* Directions for this task
Go through the records and extract every line with the word "script".

* Dataset records
________________

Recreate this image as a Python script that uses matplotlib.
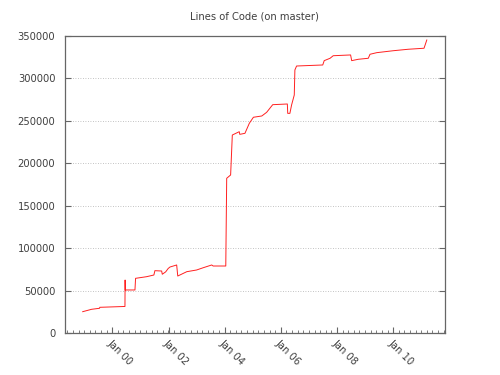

________________

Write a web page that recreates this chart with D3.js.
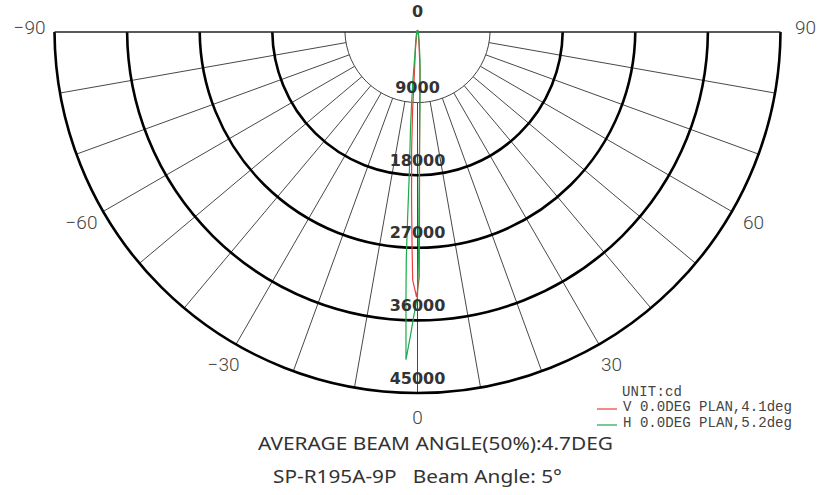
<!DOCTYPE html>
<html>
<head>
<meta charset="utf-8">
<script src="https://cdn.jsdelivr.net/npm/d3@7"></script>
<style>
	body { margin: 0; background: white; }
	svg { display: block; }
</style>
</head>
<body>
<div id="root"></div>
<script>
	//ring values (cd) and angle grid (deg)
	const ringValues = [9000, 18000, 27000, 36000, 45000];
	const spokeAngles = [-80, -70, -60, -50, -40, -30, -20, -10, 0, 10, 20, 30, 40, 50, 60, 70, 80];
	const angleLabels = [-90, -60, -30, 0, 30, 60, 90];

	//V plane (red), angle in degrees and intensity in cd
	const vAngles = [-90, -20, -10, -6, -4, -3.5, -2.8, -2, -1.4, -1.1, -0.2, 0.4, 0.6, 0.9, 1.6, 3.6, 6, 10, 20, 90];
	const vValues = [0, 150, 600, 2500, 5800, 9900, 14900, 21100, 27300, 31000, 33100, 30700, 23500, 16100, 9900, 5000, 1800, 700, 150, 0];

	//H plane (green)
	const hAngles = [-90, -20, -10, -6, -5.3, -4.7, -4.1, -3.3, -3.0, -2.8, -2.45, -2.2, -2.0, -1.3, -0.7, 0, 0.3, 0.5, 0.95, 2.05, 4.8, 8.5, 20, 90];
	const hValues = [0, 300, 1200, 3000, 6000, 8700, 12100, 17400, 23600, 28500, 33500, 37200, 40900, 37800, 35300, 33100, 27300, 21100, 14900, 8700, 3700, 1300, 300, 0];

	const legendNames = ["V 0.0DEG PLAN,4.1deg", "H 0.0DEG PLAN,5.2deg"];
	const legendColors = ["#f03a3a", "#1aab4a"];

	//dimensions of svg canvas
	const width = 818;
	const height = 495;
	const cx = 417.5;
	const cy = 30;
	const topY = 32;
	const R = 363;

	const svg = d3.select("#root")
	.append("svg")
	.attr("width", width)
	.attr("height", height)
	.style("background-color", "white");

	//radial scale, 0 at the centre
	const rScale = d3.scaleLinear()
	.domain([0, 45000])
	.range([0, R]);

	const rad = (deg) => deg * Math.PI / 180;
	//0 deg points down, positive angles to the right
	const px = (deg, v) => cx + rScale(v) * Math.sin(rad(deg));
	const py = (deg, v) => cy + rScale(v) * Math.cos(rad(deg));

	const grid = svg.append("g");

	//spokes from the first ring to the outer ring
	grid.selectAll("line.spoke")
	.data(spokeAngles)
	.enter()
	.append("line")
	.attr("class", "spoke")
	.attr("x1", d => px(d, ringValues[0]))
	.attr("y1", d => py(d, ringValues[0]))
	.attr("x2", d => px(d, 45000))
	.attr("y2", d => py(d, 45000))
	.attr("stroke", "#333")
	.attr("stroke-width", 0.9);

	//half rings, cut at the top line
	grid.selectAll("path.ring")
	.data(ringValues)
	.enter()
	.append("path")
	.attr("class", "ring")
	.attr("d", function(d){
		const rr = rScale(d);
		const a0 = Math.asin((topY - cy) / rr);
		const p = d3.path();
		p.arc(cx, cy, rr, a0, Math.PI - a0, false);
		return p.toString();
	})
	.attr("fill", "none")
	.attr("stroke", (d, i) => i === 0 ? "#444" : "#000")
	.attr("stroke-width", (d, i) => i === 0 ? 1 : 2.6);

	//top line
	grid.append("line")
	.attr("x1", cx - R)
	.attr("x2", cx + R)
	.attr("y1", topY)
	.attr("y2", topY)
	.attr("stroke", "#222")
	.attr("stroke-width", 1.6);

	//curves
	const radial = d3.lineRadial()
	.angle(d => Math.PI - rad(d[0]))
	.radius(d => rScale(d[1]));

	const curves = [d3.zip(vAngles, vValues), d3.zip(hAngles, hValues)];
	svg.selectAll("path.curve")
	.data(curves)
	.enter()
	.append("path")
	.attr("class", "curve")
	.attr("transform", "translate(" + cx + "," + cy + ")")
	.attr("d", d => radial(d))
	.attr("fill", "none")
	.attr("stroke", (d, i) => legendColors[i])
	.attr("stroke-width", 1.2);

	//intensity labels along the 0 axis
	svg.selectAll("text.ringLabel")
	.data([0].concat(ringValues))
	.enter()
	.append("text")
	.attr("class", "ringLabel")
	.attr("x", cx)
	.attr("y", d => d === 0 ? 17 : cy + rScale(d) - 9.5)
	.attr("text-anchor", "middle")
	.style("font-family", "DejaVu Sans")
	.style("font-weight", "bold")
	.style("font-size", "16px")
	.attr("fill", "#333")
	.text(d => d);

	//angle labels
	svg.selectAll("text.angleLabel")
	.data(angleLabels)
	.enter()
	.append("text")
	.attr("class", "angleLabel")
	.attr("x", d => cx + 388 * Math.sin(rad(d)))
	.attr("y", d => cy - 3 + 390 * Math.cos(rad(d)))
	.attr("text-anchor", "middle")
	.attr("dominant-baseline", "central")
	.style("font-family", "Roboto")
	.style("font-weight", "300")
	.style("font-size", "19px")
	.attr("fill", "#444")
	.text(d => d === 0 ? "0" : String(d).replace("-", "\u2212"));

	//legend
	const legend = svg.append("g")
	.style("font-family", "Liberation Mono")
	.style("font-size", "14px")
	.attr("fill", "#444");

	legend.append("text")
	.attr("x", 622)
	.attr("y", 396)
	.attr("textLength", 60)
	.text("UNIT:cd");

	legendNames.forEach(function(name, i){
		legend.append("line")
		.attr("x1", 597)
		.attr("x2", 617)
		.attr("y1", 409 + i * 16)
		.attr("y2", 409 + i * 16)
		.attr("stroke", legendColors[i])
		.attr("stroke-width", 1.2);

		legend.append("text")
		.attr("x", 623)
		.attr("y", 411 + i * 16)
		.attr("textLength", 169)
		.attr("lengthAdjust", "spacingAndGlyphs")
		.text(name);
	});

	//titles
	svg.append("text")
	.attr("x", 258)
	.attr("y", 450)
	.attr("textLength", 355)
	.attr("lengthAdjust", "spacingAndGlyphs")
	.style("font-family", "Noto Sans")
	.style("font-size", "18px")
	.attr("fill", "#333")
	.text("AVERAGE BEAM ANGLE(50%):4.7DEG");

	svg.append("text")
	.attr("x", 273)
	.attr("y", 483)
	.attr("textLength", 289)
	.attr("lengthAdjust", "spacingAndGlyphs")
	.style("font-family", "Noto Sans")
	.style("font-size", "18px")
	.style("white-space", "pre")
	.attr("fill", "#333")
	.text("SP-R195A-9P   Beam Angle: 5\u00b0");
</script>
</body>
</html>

________________

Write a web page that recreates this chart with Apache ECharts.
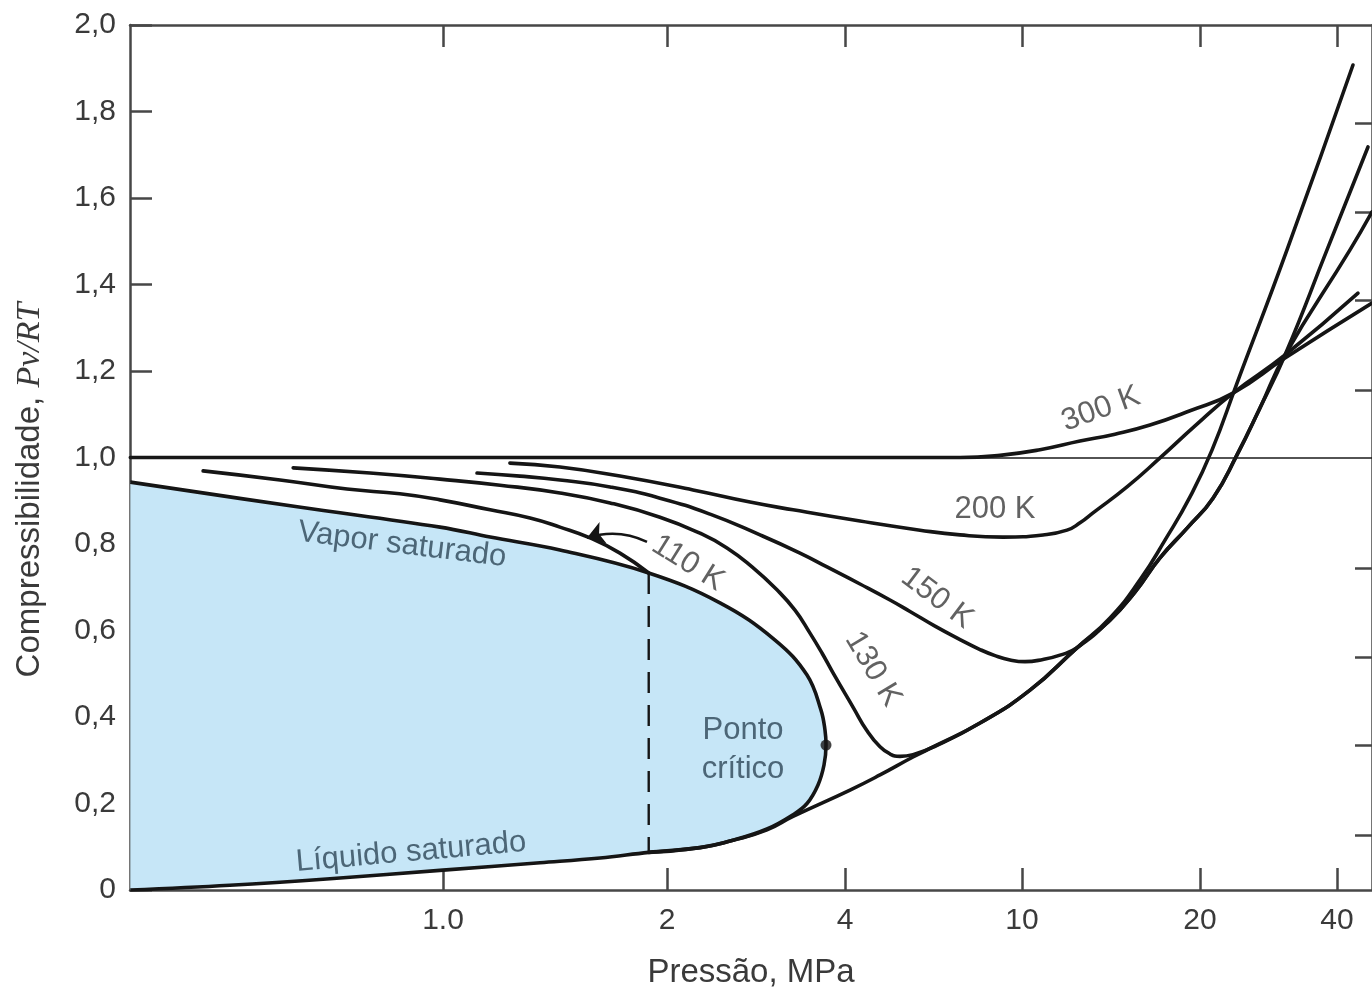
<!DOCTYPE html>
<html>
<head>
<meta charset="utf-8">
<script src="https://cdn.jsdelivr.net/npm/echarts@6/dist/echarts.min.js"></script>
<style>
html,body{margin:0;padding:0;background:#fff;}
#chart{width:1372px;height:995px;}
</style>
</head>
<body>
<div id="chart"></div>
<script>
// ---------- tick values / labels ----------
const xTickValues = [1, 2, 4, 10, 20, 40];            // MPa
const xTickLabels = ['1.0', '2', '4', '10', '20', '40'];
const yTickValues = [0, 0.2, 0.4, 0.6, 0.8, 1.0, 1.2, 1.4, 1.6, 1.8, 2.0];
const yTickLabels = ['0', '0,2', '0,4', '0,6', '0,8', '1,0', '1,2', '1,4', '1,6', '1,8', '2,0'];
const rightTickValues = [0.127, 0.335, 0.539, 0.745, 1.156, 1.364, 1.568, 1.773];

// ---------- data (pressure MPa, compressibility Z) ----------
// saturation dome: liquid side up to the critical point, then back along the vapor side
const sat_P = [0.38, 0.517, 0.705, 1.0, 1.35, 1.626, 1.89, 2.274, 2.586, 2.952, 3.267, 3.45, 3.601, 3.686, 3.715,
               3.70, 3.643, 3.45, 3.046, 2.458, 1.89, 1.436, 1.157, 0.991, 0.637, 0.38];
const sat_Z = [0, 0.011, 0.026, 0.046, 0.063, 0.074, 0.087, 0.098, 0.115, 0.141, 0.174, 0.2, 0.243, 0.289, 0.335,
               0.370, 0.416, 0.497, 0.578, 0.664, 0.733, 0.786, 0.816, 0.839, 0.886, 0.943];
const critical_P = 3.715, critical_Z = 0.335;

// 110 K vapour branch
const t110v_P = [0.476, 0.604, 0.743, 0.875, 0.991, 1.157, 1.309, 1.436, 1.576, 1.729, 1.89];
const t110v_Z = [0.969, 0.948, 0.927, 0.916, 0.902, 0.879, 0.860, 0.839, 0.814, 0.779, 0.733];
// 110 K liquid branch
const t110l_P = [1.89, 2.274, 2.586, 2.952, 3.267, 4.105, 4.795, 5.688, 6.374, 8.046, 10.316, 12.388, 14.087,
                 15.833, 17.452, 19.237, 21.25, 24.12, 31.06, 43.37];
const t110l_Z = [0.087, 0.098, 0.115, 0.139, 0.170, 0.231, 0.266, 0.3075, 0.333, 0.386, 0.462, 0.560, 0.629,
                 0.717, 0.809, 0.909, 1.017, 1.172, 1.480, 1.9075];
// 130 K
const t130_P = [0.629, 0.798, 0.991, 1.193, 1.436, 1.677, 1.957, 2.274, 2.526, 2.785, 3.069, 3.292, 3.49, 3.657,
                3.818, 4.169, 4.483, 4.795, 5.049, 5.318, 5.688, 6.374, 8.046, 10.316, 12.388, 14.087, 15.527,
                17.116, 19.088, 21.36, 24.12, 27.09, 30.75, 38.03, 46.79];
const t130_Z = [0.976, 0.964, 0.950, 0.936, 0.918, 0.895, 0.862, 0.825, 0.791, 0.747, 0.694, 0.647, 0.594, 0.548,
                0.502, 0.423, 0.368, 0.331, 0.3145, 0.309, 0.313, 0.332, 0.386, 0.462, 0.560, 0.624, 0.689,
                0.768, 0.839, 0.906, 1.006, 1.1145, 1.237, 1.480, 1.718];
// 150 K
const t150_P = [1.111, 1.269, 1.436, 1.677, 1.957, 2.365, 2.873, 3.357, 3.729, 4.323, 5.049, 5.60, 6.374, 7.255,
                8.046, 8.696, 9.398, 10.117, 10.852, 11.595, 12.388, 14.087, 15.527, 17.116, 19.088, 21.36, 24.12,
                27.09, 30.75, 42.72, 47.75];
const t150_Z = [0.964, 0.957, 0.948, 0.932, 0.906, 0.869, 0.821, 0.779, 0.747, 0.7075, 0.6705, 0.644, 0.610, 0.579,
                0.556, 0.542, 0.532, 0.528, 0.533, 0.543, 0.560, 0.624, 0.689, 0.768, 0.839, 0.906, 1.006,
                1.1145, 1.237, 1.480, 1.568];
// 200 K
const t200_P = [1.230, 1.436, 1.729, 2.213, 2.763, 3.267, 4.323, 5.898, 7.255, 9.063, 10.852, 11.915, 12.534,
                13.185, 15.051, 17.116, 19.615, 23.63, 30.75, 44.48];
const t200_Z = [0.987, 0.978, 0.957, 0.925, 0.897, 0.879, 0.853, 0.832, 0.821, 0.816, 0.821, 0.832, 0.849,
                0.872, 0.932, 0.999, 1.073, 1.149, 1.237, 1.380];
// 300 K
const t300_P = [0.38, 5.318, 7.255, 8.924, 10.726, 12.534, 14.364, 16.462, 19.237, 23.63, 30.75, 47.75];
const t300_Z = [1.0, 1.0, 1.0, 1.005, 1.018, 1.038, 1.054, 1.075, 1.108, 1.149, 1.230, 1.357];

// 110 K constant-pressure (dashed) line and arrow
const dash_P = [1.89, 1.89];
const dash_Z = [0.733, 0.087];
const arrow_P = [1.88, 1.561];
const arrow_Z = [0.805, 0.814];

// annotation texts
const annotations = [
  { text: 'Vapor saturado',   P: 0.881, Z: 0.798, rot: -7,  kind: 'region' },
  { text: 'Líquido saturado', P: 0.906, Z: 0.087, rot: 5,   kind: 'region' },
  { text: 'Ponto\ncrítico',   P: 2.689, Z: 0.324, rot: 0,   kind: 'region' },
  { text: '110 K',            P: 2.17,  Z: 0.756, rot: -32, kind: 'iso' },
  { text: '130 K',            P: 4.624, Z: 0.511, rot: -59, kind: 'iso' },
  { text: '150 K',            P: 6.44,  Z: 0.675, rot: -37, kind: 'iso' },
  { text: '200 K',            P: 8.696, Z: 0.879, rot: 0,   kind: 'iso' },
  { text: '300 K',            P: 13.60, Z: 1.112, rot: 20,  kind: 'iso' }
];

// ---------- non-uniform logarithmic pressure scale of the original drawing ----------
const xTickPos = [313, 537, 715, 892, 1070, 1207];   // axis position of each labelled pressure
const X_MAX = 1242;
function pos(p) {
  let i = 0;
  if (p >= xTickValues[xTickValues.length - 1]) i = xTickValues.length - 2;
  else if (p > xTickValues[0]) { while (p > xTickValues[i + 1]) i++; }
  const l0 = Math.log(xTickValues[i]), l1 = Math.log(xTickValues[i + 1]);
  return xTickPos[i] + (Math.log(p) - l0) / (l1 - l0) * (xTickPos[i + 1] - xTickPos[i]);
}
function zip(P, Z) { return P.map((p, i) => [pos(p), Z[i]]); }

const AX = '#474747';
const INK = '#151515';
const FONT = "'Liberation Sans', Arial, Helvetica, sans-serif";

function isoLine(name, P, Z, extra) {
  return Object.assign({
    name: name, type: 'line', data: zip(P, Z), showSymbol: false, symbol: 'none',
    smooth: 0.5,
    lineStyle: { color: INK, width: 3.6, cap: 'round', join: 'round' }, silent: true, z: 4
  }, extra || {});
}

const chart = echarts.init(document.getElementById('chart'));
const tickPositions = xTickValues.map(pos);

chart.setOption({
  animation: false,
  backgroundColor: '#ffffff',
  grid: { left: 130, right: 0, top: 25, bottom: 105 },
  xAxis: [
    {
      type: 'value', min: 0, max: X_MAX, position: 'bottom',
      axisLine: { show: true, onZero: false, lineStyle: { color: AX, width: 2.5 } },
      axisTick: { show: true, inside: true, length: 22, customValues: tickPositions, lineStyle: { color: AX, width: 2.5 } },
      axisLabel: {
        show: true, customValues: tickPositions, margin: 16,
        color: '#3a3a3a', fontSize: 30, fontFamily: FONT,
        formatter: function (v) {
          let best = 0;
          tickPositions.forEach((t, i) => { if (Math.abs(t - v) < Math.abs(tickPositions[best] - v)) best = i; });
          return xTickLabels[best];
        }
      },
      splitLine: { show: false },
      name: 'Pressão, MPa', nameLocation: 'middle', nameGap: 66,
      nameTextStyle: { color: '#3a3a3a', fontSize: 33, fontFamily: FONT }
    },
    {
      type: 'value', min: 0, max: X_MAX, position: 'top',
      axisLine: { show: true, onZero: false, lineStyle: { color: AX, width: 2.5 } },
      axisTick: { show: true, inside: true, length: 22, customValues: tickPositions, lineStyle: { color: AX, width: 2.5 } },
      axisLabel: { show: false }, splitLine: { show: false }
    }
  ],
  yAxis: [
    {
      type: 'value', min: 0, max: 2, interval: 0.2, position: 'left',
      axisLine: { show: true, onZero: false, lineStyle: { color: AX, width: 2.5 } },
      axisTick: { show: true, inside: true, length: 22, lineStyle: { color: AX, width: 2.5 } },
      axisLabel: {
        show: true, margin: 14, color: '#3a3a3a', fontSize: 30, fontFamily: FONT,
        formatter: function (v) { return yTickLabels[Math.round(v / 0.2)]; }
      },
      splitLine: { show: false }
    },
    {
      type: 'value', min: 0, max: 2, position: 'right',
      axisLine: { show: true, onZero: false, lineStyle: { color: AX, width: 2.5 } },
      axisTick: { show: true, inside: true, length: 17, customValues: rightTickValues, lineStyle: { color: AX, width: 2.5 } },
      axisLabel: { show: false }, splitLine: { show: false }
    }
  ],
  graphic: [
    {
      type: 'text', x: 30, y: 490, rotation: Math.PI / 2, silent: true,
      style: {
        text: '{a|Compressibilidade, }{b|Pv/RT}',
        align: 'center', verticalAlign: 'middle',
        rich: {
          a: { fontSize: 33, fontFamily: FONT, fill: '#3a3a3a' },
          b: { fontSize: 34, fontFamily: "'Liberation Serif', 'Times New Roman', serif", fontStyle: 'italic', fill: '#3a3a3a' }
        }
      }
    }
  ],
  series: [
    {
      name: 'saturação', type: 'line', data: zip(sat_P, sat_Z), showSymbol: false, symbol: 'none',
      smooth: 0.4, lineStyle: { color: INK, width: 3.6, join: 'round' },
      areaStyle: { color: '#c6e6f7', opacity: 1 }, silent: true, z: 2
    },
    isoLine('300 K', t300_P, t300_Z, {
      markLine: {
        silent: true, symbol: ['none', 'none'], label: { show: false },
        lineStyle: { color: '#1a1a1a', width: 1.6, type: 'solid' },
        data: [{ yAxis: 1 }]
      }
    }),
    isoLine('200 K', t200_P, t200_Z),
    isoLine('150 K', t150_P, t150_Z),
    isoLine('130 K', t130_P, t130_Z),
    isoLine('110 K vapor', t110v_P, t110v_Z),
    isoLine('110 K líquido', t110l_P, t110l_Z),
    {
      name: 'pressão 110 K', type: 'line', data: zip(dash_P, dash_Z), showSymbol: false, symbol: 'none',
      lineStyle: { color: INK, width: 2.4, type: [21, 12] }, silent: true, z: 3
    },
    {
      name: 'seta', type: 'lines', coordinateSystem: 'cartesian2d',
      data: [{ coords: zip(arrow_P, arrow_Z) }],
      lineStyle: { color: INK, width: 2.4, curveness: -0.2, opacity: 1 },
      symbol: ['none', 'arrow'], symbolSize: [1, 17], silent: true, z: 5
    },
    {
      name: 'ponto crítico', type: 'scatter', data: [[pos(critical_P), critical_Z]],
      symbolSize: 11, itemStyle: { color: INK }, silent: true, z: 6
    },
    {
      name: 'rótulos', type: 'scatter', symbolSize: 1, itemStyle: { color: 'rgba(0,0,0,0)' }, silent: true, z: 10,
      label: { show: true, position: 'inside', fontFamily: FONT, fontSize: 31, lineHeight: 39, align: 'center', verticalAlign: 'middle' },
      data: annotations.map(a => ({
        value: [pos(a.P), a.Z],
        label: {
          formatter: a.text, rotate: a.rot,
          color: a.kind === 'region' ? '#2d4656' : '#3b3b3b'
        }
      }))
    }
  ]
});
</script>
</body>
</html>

________________

* Exercise output
Recreate this image as a Python script that uses matplotlib.
<script src="https://cdn.jsdelivr.net/npm/d3@7"></script>
<script>
</script>
<script src="https://cdn.jsdelivr.net/npm/echarts@6/dist/echarts.min.js"></script>
<script>
</script>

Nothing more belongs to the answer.